В 1243 г. Единственным оплотом катаров оставался замок Монсегюр. Здесь собрались почти все «совершенные», которым, кстати, не позволялось носить оружие. Тем не менее, этот небольшой отряд в двести человек продержался почти год, отражая атаки десяти тысячного войска.
О том, что происходило на этом крошечном пятачке, стало известно из допросов инквизиции. Епископ Бертран Марти, организовавший защиту крепости, хорошо понимая, что сдача неизбежна, отправил из крепости двух верных служителей. Они вынесли на себе некое сокровище катаров. Говорят, что оно спрятано в одном из многочисленных гротов в графстве Фуа. Но кроме этих двоих, ещё четверо «совершенных» спустились с горы, высотой 1200 метров и уносят с собой некий сверток. Крестоносцы снарядили погоню, но беглецы словно растворились во мгле. Вряд ли это были какие-то сокровища, как об этом показано в фильме «Ларец Марии Медичи». Видимо это было что-то более ценное для катаров, не признававших золото за ценность.

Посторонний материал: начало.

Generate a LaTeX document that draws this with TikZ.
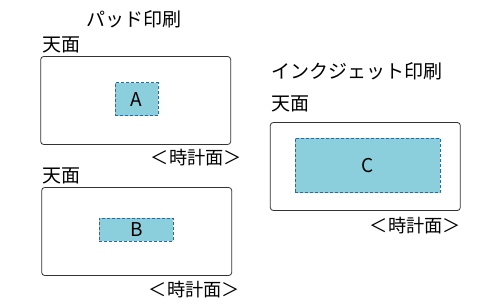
\documentclass[tikz,border=0pt]{standalone}
\usepackage{fontspec}
\setmainfont{Noto Sans CJK JP}
\usepackage{xcolor}
\usepackage{tikz}
\definecolor{areafill}{HTML}{8CCFDC}
\definecolor{arealine}{HTML}{2868B0}
\definecolor{faceline}{HTML}{333333}

\begin{document}
\begin{tikzpicture}[x=1pt, y=-1pt,
  face/.style={rectangle, draw=faceline, rounded corners=3pt, line width=0.8pt, minimum width=190pt, minimum height=88pt, inner sep=0pt},
  area/.style={rectangle, draw=arealine, fill=areafill, dash pattern=on 3pt off 2pt, line width=0.7pt, inner sep=0pt, font=\fontsize{19}{22}\selectfont},
  lbl/.style={inner sep=0pt, font=\fontsize{19}{22}\selectfont},
  clock/.style={inner sep=0pt, anchor=east, font=\fontsize{18.2}{22}\selectfont}]
\useasboundingbox (0,0) rectangle (500,307);

% pad printing
\node[lbl] (padtitle) at (134,19) {パッド印刷};
\node[face] (face1) at (135.7,100.5) {};
\node[area, minimum width=43pt, minimum height=33pt] (areaA) at (136.6,99.2) {A};
\node[lbl, anchor=west] (top1) at (42,45) {天面};
\node[clock] (clock1) at (242,158) {＜時計面＞};

\node[face] (face2) at (136.7,231.5) {};
\node[area, minimum width=74pt, minimum height=23pt] (areaB) at (136.3,229.5) {B};
\node[lbl, anchor=west] (top2) at (42,176) {天面};
\node[clock] (clock2) at (240,290) {＜時計面＞};

% inkjet printing
\node[lbl, anchor=west] (inktitle) at (271,71) {インクジェット印刷};
\node[face] (face3) at (365.3,166.5) {};
\node[area, minimum width=145pt, minimum height=54pt] (areaC) at (367.5,165.5) {C};
\node[lbl, anchor=west] (top3) at (271,104) {天面};
\node[clock] (clock3) at (461,226) {＜時計面＞};
\end{tikzpicture}
\end{document}
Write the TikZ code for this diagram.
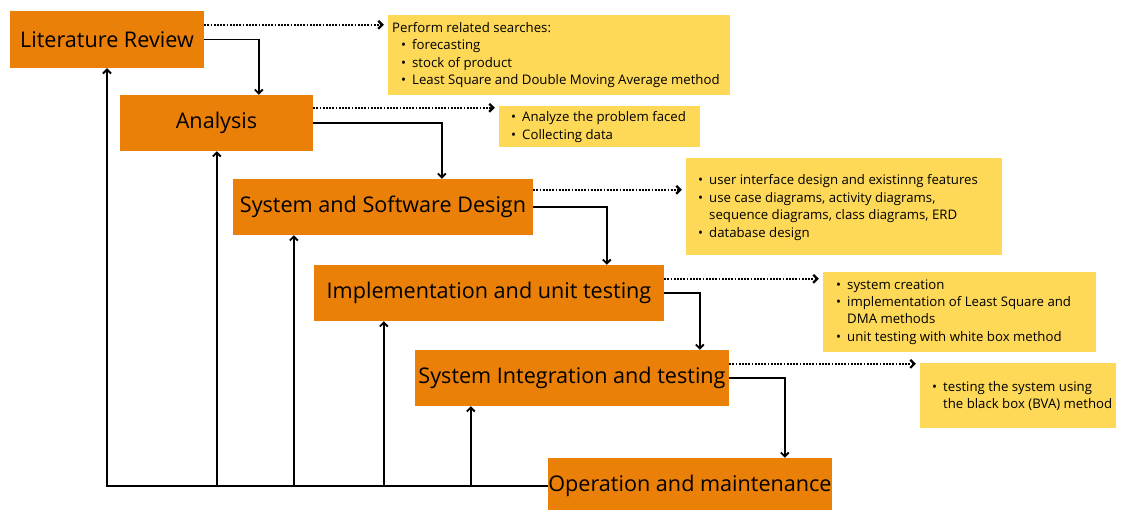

Монсегюр был для катаров священным местом. Они возвели на вершине горы пятиугольный замок. Стены и амбразуры были строго ориентированы по сторонам света, подобно Стоунхенджу. При раскопках была обнаружена свинцовая пластина в форме пятиугольника, который являлся отличительным знаком совершенных. Катары не признавали крест – орудие казни, у них был пятиугольник – символ рассеивания, распыления материи и человеческого тела (Витрувианский человек), откуда и архитектура Монсегюра.
Сегодня от некогда неприступной крепости почти ничего не осталось. Остатки каких-то сооружений напоминают то ли цистерны для сбора воды, то ли входы в засыпанные подземелья. И лишь фрагменты полуразрушенных стен, выбеленные дождем нагромождения камней, кое-как расчищенные внутренние дворики с остатками лестниц и башен напоминают о трагедии, случившейся много столетий назад.